Catastrophic collapse
Employees’ interviews also shed new light on not only the seriousness of the first trouble at Site 2, which broke half its mooring lines in July and started to drift, but the mayhem of the total collapse less than a month later.
“It’s really bad,” Daniel Farias said on the phone to Guthrie, the site manager, after three to four anchor lines broke Aug. 19. He saw walkways buckling, and the entire structure bending and twisting.
Guthrie recognized an emergency was happening and called in managers from around the company. “Arrived on site, observed extensive damage, Site 2 moving toward Site 1,” investigators recorded Guthrie as recounting. “Very dynamic … Flood tide, north side and shore side anchors failed either broken or drug, moving south/southwest toward Site 1.
“Walkways on east end buckling … main bridge disconnected, pens disconnected, failing.”
Guthrie deemed the farm too unsafe for staff to board. And over the next couple of days, “things got worse.” Top priority for Cooke, as the disaster unfolded, was keeping the failing farm from careening into its Site 1 farm, also full of fish.
“Continued to deteriorate up the system. Walkways would buckle at the hinges. Two compromised cages, then four, then six … after that, walkways were flipping, it was catastrophic, at that point it was a salvage operation.”
Legislation proposed
Investigators from multiple state agencies are expected to report their findings on the spill Tuesday.
Meanwhile, the state Legislature is considering several bills to phase out, or immediately terminate, Cooke’s operations in Washington.

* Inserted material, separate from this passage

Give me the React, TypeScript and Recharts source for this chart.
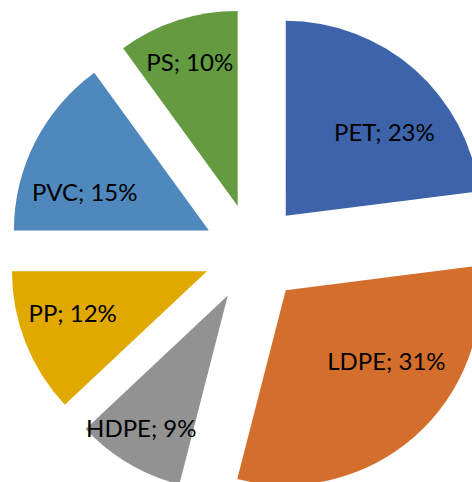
import { PieChart, Pie, Cell } from "recharts";

const materials = ["PET", "LDPE", "HDPE", "PP", "PVC", "PS"];
const shares = [23, 31, 9, 12, 15, 10];
const colors = ["#3D64AB", "#D46E2C", "#929292", "#E1A900", "#4E88BC", "#649A40"];

// label fine tuning (px), Excel's best-fit placement is not quite on the bisector
const LABEL_NUDGE: [number, number][] = [
  [11, 15],
  [13, -29],
  [-19, 18],
  [-11, -8],
  [-6, 21],
  [-7, -18],
];

const RADIUS = 195;
const EXPLODE = 49.5;
const RAD = Math.PI / 180;

const total = shares.reduce((a, b) => a + b, 0);
const data = materials.map((name, i) => ({ name, value: shares[i] }));

// mid angle in recharts convention (ccw from 3 o'clock), starting at 12 o'clock going clockwise
const midAngles = shares.map((v, i) => {
  const before = shares.slice(0, i).reduce((a, b) => a + b, 0);
  return 90 - ((before + v / 2) / total) * 360;
});

const offset = (i: number, dist: number) => ({
  dx: dist * Math.cos(midAngles[i] * RAD),
  dy: -dist * Math.sin(midAngles[i] * RAD),
});

const renderLabel = (props: any) => {
  const { cx, cy, midAngle, index, outerRadius } = props;
  const r = EXPLODE + outerRadius * 0.68;
  const x = cx + r * Math.cos(-midAngle * RAD) + LABEL_NUDGE[index][0];
  const y = cy + r * Math.sin(-midAngle * RAD) + LABEL_NUDGE[index][1];
  return (
    <text
      x={x}
      y={y}
      fill="#000"
      fontSize={24}
      fontFamily="Lato"
      textAnchor="middle"
      dominantBaseline="central"
    >
      {`${materials[index]}; ${shares[index]}%`}
    </text>
  );
};

const App = () => {
  return (
    <div style={{ position: "absolute", left: 0, top: 0, width: 472, height: 482, overflow: "hidden", background: "#fff" }}>
      <PieChart width={472} height={482} margin={{ top: 0, right: 0, bottom: 0, left: 0 }}>
        <Pie
          data={data}
          dataKey="value"
          nameKey="name"
          cx={253}
          cy={253}
          outerRadius={RADIUS}
          startAngle={90}
          endAngle={-270}
          stroke="none"
          label={renderLabel}
          labelLine={false}
          isAnimationActive={false}
        >
          {data.map((d, i) => {
            const { dx, dy } = offset(i, EXPLODE);
            return <Cell key={d.name} fill={colors[i]} transform={`translate(${dx}, ${dy})`} />;
          })}
        </Pie>
      </PieChart>
    </div>
  );
};

export default App;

Leaders from 21 Washington tribes also sent a letter to every state lawmaker on Jan. 18 requesting that Atlantic salmon open-water net-pen farming be shut down in Washington as soon as possible to protect native salmon in Puget Sound.
Cooke has hired lobbyists, spokespeople and lawyers to defend its operations, the 181 jobs the company sustains in Washington, and its investment in the farms.
The company has invested more than $70 million in the farms and intends to upgrade and expand its operations, Cooke executives have told legislators in hearings convened to consider phasing out or shutting down their operations.
Sen. Kevin Ranker, D-Orcas Island, and a co-sponsor of the bill to phase out Atlantic salmon net pen farming, said Cooke’s leases at the Cypress Island farms should be reviewed for termination by Hilary Franz, commissioner of public lands, because of poor maintenance.
“The idea that we would allow this sort of unprofessional behavior to exist is our threatened Salish Sea is completely and totally unacceptable and I’ll do everything I can to get our bill to the governor’s desk,” Ranker said. “This is exactly why we introduced this legislation.”
Washington is the only state on the U.S. West Coast with open-water Atlantic salmon net pens in its public waters. California and Alaska ban the practice, and Oregon has no Atlantic salmon farms.